Āpirana Ngata, Ngāti Porou leader and politician, said this of Ngāti Awa in 1899:
‘Ngāti Awa is a sick people because of the punishments of the law … and I wept for them that had been made to suffer so harshly by the government.’
Rebuilding an iwi
During the late 20th century Ngāti Awa leaders began the difficult task of reconstructing their tribe, but with little outside support. Unlike other tribes, Ngāti Awa did not have a tribal trust board, nor did they have access to government resources. However, they persevered and eventually achieved some degree of success. The results of those efforts were seen with the establishment of a tribal authority, the Ngāti Awa Trust Board and its successor, Te Rūnanga-o-Ngāti Awa. The tribe have a radio station, Te Reo Irirangi-o-Te Mānuka Tūtahi, and a centre of higher learning, Te Whare Wānanga-o-Awanuiarangi, as well as a number of related tribal development organisations. Ngāti Awa have also been rebuilding the Mātaatua wharenui, an important cultural and historical icon built in Whakatāne in 1875. Taken from them in 1878, Mātaatua was subsequently transported to Sydney, Melbourne, the Victoria & Albert and South Kensington Museums in London, and Dunedin.
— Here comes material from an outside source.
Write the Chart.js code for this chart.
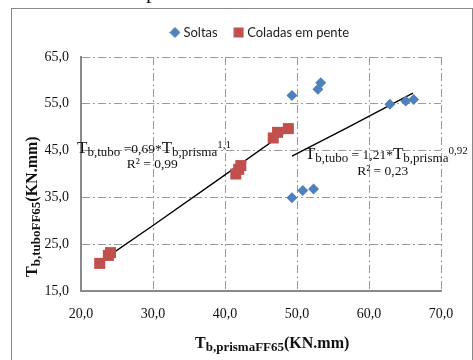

Returned to Whakatāne in 1996, the restored meeting house reopened as a centre of Ngāti Awa history and culture in 2011.
A positive outlook
Today, 22 sub-tribes, 19 marae and about 17,000 individuals are registered with Te Rūnanga-o-Ngāti Awa. Compensation for the unfair confiscation of land has been the aim of the tribe since 1867. During the 1990s considerable progress was made through the Waitangi Tribunal and negotiation to bring these claims to a resolution. In 1999 the tribunal’s Ngāti Awa Raupatu report was published, leading to a settlement agreement in 2003 and the Ngati Awa Claims Settlement Act 2005. That settlement, valued at about $42 million, included $1 million to help redevelop the Mātaatua meeting house complex. The Crown gave a statutory pardon to those who were arrested, tried and labelled as rebels, and in respect of all matters arising out of the land wars in 1865. When all grievances are resolved, the tribe’s motto, taken from the dying words of Ngāti Awa and Ngāi Tūhoe chief Te Mautaranui, will take on a new and more positive meaning:
He manu hou ahau, he pī ka rere.
I am like a fledgling, a newborn bird just learning to fly.